SUPPLIED DATA:
* start *

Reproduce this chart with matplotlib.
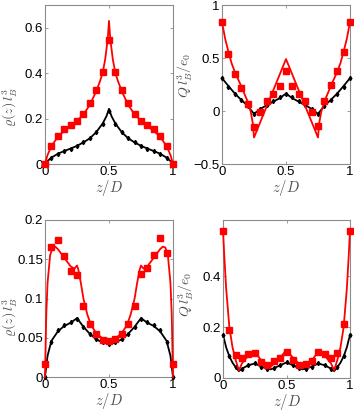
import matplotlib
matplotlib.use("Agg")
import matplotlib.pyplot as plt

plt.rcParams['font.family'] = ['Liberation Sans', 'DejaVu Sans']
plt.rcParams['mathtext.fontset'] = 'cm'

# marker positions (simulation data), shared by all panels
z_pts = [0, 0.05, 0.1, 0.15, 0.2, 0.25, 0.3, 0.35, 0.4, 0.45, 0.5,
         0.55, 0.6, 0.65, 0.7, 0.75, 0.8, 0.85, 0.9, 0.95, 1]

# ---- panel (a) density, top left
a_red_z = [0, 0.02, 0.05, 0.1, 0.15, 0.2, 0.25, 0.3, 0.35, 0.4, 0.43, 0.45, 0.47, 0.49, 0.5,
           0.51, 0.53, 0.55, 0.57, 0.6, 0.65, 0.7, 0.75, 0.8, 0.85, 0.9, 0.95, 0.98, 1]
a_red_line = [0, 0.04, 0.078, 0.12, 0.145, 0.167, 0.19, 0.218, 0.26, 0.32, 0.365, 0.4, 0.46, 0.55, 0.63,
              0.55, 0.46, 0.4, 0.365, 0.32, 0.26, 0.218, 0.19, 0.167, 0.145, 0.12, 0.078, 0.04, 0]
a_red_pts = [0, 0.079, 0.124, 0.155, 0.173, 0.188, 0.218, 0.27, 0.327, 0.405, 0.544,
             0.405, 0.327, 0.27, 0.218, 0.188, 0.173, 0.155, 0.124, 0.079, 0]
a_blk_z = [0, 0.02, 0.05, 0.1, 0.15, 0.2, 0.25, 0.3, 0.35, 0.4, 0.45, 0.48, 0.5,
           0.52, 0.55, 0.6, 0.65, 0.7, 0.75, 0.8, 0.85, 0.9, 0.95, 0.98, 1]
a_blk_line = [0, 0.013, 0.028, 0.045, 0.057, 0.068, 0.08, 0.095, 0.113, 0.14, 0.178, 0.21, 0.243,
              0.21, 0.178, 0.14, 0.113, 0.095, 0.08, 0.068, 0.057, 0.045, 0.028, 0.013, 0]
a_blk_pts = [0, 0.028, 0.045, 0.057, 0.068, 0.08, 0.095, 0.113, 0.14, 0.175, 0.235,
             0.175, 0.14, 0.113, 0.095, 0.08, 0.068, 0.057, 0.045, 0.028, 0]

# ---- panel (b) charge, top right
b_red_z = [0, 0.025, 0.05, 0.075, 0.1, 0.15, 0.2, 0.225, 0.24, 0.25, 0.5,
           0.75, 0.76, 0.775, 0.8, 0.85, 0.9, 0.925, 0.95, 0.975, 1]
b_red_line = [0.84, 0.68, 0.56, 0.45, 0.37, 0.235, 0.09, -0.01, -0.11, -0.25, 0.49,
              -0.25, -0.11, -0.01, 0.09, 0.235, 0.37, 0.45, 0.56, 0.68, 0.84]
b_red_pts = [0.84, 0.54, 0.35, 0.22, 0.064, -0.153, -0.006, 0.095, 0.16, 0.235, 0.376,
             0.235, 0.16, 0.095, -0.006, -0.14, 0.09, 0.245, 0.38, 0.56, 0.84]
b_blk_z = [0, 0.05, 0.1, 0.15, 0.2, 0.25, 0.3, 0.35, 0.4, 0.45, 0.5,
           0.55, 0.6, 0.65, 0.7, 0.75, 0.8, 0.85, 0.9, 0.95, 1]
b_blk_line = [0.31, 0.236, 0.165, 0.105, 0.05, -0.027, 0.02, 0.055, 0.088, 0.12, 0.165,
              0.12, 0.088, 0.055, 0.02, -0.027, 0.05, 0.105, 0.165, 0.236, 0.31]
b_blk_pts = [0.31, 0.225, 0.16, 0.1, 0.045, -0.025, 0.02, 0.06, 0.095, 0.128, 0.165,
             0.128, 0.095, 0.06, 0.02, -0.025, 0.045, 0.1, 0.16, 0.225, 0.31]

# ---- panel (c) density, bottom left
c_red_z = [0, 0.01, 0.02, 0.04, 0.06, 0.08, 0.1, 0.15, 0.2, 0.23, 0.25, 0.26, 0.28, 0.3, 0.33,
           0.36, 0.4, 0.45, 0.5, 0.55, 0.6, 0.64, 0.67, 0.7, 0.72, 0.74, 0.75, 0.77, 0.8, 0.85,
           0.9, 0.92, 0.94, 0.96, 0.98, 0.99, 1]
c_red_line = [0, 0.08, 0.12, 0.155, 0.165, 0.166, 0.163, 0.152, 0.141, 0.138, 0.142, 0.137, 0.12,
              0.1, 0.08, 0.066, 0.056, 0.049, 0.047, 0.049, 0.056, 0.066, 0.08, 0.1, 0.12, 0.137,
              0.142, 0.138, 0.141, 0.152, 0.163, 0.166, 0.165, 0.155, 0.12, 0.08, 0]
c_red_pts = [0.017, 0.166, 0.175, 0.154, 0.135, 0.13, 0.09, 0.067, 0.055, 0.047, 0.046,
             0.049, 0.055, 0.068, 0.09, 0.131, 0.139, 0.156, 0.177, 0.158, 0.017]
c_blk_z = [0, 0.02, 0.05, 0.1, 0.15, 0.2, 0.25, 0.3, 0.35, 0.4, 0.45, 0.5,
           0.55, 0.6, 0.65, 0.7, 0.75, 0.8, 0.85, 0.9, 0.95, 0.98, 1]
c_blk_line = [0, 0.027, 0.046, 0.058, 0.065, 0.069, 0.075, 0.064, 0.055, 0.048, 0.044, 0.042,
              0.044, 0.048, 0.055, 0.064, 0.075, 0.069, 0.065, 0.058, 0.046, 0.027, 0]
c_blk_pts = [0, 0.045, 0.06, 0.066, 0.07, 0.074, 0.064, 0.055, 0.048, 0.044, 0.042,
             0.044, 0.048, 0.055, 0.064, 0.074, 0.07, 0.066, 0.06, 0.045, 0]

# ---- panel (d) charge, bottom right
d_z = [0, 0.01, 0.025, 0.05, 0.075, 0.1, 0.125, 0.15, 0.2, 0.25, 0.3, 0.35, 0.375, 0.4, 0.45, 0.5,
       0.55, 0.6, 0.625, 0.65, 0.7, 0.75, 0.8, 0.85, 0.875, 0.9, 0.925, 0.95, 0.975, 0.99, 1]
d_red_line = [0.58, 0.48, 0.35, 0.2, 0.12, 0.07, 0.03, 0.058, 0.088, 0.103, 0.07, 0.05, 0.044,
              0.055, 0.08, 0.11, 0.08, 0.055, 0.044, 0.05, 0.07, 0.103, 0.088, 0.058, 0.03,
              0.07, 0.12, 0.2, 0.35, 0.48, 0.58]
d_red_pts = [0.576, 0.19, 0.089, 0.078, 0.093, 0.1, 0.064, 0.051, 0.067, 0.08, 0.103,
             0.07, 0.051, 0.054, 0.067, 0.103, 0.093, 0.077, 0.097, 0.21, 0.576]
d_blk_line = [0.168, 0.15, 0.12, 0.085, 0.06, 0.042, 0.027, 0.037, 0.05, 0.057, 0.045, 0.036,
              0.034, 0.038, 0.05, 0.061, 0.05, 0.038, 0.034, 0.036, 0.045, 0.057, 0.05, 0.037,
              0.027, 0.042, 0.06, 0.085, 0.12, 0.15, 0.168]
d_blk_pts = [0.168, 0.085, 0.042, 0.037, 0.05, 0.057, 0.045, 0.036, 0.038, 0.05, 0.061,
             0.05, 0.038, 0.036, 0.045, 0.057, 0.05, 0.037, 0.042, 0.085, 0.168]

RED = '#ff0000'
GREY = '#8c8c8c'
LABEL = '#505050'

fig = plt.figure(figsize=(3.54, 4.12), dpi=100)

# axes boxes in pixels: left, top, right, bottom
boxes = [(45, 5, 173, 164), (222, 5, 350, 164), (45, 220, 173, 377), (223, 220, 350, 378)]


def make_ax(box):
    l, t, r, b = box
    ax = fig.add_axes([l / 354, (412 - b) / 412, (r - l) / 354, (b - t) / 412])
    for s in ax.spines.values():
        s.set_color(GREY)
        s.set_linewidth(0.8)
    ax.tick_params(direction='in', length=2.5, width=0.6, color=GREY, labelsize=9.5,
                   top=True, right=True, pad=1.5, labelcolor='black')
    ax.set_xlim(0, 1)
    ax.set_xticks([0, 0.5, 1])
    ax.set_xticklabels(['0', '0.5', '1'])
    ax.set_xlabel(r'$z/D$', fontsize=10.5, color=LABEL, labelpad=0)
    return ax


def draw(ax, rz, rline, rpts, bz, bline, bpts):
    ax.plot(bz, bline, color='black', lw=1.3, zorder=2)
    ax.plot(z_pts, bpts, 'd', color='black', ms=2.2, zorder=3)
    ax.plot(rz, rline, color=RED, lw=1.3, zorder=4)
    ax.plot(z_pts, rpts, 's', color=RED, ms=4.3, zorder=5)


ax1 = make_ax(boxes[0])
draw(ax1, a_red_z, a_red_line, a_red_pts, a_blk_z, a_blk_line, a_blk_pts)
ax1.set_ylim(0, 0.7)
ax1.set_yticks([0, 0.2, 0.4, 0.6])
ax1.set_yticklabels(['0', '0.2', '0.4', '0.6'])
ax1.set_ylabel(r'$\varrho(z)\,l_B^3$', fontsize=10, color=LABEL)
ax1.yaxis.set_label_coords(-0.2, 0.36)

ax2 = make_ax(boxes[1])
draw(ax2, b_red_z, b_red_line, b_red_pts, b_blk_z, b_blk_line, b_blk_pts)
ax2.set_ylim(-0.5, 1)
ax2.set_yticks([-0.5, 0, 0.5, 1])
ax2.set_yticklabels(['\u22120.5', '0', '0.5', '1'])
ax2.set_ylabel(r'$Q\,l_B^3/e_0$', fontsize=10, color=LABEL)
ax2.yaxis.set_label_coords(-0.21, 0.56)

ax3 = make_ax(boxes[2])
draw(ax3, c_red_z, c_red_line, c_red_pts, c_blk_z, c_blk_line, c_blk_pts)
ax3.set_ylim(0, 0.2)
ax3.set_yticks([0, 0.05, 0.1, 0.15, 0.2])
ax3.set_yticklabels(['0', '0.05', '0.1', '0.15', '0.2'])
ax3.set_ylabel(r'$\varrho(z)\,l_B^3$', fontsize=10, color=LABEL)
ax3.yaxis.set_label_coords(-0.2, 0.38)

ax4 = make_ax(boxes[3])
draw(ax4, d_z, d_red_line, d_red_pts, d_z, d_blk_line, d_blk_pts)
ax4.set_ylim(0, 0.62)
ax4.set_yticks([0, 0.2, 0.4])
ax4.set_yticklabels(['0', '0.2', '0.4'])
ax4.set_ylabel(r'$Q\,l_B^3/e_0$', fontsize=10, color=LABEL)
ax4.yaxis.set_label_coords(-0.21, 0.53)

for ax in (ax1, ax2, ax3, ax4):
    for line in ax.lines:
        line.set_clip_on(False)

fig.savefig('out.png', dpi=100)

* end *

Starting at the first line of the material, output exactly the lines up to and including the one with "plt.rcParams['mathtext.fontset'] = 'cm'". Do not include the pictures.

RESPONSE TO THE EXERCISE:
Reproduce this chart with matplotlib.
import matplotlib
matplotlib.use("Agg")
import matplotlib.pyplot as plt

plt.rcParams['font.family'] = ['Liberation Sans', 'DejaVu Sans']
plt.rcParams['mathtext.fontset'] = 'cm'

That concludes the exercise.